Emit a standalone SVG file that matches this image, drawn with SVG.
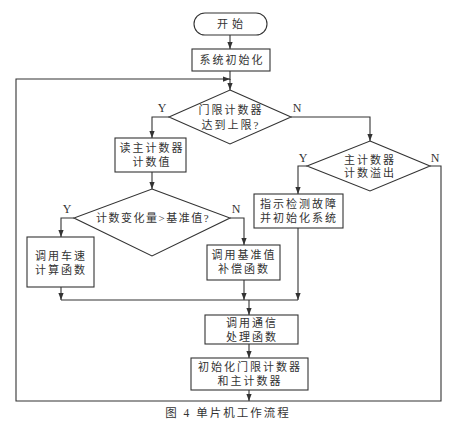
<svg xmlns="http://www.w3.org/2000/svg" width="456" height="424" viewBox="0 0 456 424">
<defs>
<marker id="ah" viewBox="0 0 8 8" refX="8" refY="4" markerWidth="7" markerHeight="7" markerUnits="userSpaceOnUse" orient="auto">
<path d="M0,1 L8,4 L0,7 Z" fill="#333"/>
</marker>
<style>
.n{fill:#fff;stroke:#333;stroke-width:1.1}
.t{font-family:"Liberation Serif","Noto Sans CJK SC",serif;font-size:11px;letter-spacing:2px;fill:#333;text-anchor:middle}
.l{font-family:"Liberation Serif",serif;font-size:12px;fill:#333;text-anchor:middle}
.c{fill:none;stroke:#333;stroke-width:1.1}
.a{fill:none;stroke:#333;stroke-width:1.1;marker-end:url(#ah)}
</style>
</defs>
<rect width="456" height="424" fill="#fff"/>
<g id="connectors">
<path class="a" d="M230,35 V49"/>
<path class="c" d="M230,71 V80"/>
<path class="a" d="M230,79 V90"/>
<path class="a" d="M249,390 V401"/>
<path class="a" d="M430,166 H441 V401 H16 V79 H230"/>
<path class="a" d="M169,117 H152 V138"/>
<path class="a" d="M291,117 H370 V141"/>
<path class="a" d="M152,172 V189"/>
<path class="a" d="M74,218 H61 V237"/>
<path class="a" d="M230,218 H244 V245"/>
<path class="a" d="M307,166 H298 V194"/>
<path class="a" d="M61,287 V300"/>
<path class="a" d="M244,280 V300"/>
<path class="a" d="M298,228 V300"/>
<path class="c" d="M61,300 H298"/>
<path class="a" d="M249,300 V315"/>
<path class="a" d="M249,344 V358"/>
<text class="l" x="162" y="112">Y</text>
<text class="l" x="297" y="112">N</text>
<text class="l" x="67" y="213">Y</text>
<text class="l" x="236" y="213">N</text>
<text class="l" x="303" y="162">Y</text>
<text class="l" x="435" y="162">N</text>
</g>
<g id="start">
<rect class="n" x="194" y="13" width="73" height="22" rx="11"/>
<text class="t" x="232" y="28" style="letter-spacing:4px">开始</text>
</g>
<g id="init">
<rect class="n" x="192" y="49" width="78" height="22"/>
<text class="t" x="232" y="64">系统初始化</text>
</g>
<g id="d1">
<polygon class="n" points="230,90 291,117 230,144 169,117"/>
<text class="t" x="231" y="114">门限计数器</text>
<text class="t" x="231" y="129">达到上限?</text>
</g>
<g id="read">
<rect class="n" x="115" y="138" width="71" height="34"/>
<text class="t" x="152" y="152">读主计数器</text>
<text class="t" x="152" y="166">计数值</text>
</g>
<g id="d2">
<polygon class="n" points="152,189 230,218 152,256 74,218"/>
<text class="t" x="153" y="222" style="letter-spacing:1.5px">计数变化量&gt;基准值?</text>
</g>
<g id="speed">
<rect class="n" x="27" y="237" width="67" height="50"/>
<text class="t" x="61" y="260">调用车速</text>
<text class="t" x="61" y="274">计算函数</text>
</g>
<g id="comp">
<rect class="n" x="207" y="245" width="73" height="35"/>
<text class="t" x="244" y="259">调用基准值</text>
<text class="t" x="244" y="273">补偿函数</text>
</g>
<g id="d3">
<polygon class="n" points="370,141 430,166 370,191 307,166"/>
<text class="t" x="370" y="164">主计数器</text>
<text class="t" x="370" y="177">计数溢出</text>
</g>
<g id="fault">
<rect class="n" x="254" y="194" width="89" height="34"/>
<text class="t" x="299" y="208">指示检测故障</text>
<text class="t" x="299" y="222">并初始化系统</text>
</g>
<g id="comm">
<rect class="n" x="205" y="315" width="93" height="29"/>
<text class="t" x="252" y="327">调用通信</text>
<text class="t" x="252" y="341">处理函数</text>
</g>
<g id="reinit">
<rect class="n" x="191" y="358" width="117" height="32"/>
<text class="t" x="250" y="371">初始化门限计数器</text>
<text class="t" x="250" y="385">和主计数器</text>
</g>
<text class="t" x="228" y="417" style="font-size:11.5px">图 4  单片机工作流程</text>
</svg>
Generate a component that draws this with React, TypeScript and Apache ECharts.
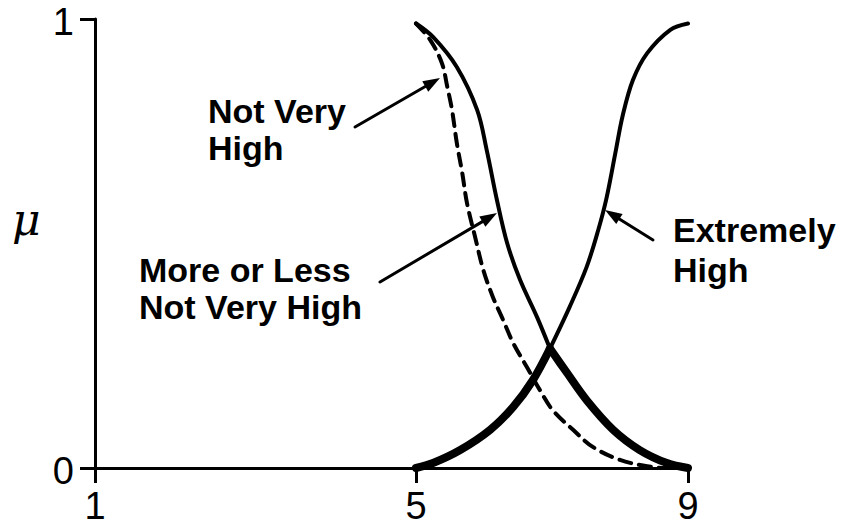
import React, { useEffect, useRef } from "react";
import * as echarts from "echarts";

// x-axis: the drawn axis starts at the left edge (labelled "1"); curves live on 5..9
const X_AXIS_START = 5 - 321 / 68;
const X_AXIS_END = 9;
const X_TICK_VALUES = [X_AXIS_START, 5, 9];
const X_TICK_LABELS = ["1", "5", "9"];
const Y_TICK_VALUES = [0, 1];
const Y_TICK_LABELS = ["0", "1"];

// "Not Very High" (solid curve, falling)
const NVH_X = [5.0, 5.25, 5.6, 5.9, 6.04, 6.19, 6.34, 6.53, 6.78, 6.97, 7.22, 7.51, 7.9, 8.29, 8.69, 9.0];
const NVH_MU = [0.99, 0.96, 0.893, 0.797, 0.708, 0.597, 0.501, 0.419, 0.336, 0.266, 0.212, 0.151, 0.085, 0.04, 0.011, 0];
const NVH_SPLIT = 9; // index of the crossing with "Extremely High"

// "Extremely High" (solid curve, rising)
const EH_X = [5.0, 5.25, 5.65, 6.09, 6.43, 6.72, 6.97, 7.26, 7.51, 7.68, 7.8, 7.93, 8.04, 8.19, 8.4, 8.74, 9.0];
const EH_MU = [0, 0.011, 0.04, 0.085, 0.136, 0.196, 0.266, 0.359, 0.448, 0.53, 0.6, 0.7, 0.785, 0.864, 0.924, 0.976, 0.99];
const EH_SPLIT = 6;

// dashed curve
const DASH_X = [5.0, 5.21, 5.38, 5.46, 5.53, 5.6, 5.68, 5.75, 5.87, 5.99, 6.13, 6.28, 6.43, 6.63, 6.82, 7.01, 7.31, 7.6, 8.0, 8.4, 8.69, 9.0];
const DASH_MU = [0.99, 0.953, 0.902, 0.849, 0.797, 0.724, 0.657, 0.59, 0.514, 0.441, 0.381, 0.33, 0.278, 0.225, 0.174, 0.129, 0.085, 0.047, 0.018, 0.004, 0, 0];

const LABEL_NVH = "Not Very\nHigh";
const LABEL_MLNVH = "More or Less\nNot Very High";
const LABEL_EH = "Extremely\nHigh";
const Y_NAME = "μ";

const INK = "#000";
const FONT = "'Liberation Sans', Arial, sans-serif";

function pairs(xs: number[], ys: number[]) {
  return xs.map((x, i) => [x, ys[i]]);
}

function lookup(values: number[], labels: string[], v: number) {
  for (let i = 0; i < values.length; i++) {
    if (Math.abs(values[i] - v) < 1e-6) return labels[i];
  }
  return "";
}

function arrow(x1: number, y1: number, x2: number, y2: number) {
  const dx = x2 - x1;
  const dy = y2 - y1;
  const len = Math.sqrt(dx * dx + dy * dy);
  const ux = dx / len;
  const uy = dy / len;
  const hl = 17;
  const hw = 6;
  const bx = x2 - ux * hl;
  const by = y2 - uy * hl;
  return [
    {
      type: "line",
      shape: { x1, y1, x2: bx + ux * 2, y2: by + uy * 2 },
      style: { stroke: INK, lineWidth: 3, lineCap: "round" },
    },
    {
      type: "polygon",
      shape: {
        points: [
          [x2, y2],
          [bx - uy * hw, by + ux * hw],
          [bx + uy * hw, by - ux * hw],
        ],
      },
      style: { fill: INK },
    },
  ];
}

function label(text: string, x: number, y: number, lineHeight: number) {
  return {
    type: "text",
    x,
    y,
    style: {
      text,
      font: `bold 34px ${FONT}`,
      lineHeight,
      fill: INK,
      align: "left",
      verticalAlign: "middle",
    },
  };
}

export default function App() {
  const ref = useRef<HTMLDivElement>(null);

  useEffect(() => {
    document.body.style.margin = "0";
    if (!ref.current) return;
    const chart = echarts.init(ref.current, null, { renderer: "svg" });

    const thin = 4;
    const thick = 8;
    const lineBase = (data: number[][], width: number, type: any = "solid") => ({
      type: "line",
      data,
      showSymbol: false,
      smooth: 0.35,
      silent: true,
      lineStyle: { color: INK, width, type, cap: "round", join: "round" },
    });

    const nvh = pairs(NVH_X, NVH_MU);
    const eh = pairs(EH_X, EH_MU);
    const dash = pairs(DASH_X, DASH_MU);

    chart.setOption({
      animation: false,
      backgroundColor: "#fff",
      grid: { left: 95, right: 170, top: 19, bottom: 59, containLabel: false },
      xAxis: {
        type: "value",
        min: X_AXIS_START,
        max: X_AXIS_END,
        axisLine: { show: true, onZero: false, lineStyle: { color: INK, width: 3 } },
        axisTick: { show: true, length: 15, customValues: X_TICK_VALUES, lineStyle: { color: INK, width: 3 } },
        axisLabel: {
          customValues: X_TICK_VALUES,
          formatter: (v: number) => lookup(X_TICK_VALUES, X_TICK_LABELS, v),
          fontFamily: FONT,
          fontSize: 38,
          lineHeight: 30,
          color: INK,
          margin: 23,
        },
        splitLine: { show: false },
      },
      yAxis: {
        type: "value",
        min: 0,
        max: 1,
        axisLine: { show: true, onZero: false, lineStyle: { color: INK, width: 3 } },
        axisTick: { show: true, length: 15, customValues: Y_TICK_VALUES, lineStyle: { color: INK, width: 3 } },
        axisLabel: {
          customValues: Y_TICK_VALUES,
          formatter: (v: number) => lookup(Y_TICK_VALUES, Y_TICK_LABELS, v),
          fontFamily: FONT,
          fontSize: 38,
          lineHeight: 6,
          verticalAlign: "top",
          color: INK,
          margin: 21,
        },
        splitLine: { show: false },
      },
      series: [
        lineBase(nvh.slice(0, NVH_SPLIT + 1), thin),
        lineBase(nvh.slice(NVH_SPLIT), thick),
        lineBase(eh.slice(0, EH_SPLIT + 1), thick),
        lineBase(eh.slice(EH_SPLIT), thin),
        lineBase(dash, 4, [12, 8]),
      ],
      graphic: [
        label(LABEL_NVH, 208, 129, 37),
        label(LABEL_MLNVH, 139, 288, 37),
        label(LABEL_EH, 673, 250, 40),
        {
          type: "text",
          x: 12,
          y: 219,
          style: {
            text: Y_NAME,
            font: `italic 44px 'DejaVu Serif', serif`,
            fill: INK,
            align: "left",
            verticalAlign: "middle",
          },
        },
        ...arrow(355, 127, 440, 78),
        ...arrow(380, 282, 497, 213),
        ...arrow(653, 240, 605, 210),
      ],
    });

    return () => chart.dispose();
  }, []);

  return (
    <div
      ref={ref}
      style={{ position: "fixed", left: 0, top: 0, width: 858, height: 527, background: "#fff" }}
    />
  );
}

------------------------

## Exercise details
Wherever "this" shows up in a line, copy that line.

## Exercise result
Emit a standalone SVG file that matches this image, drawn with SVG.
Generate a component that draws this with React, TypeScript and Apache ECharts.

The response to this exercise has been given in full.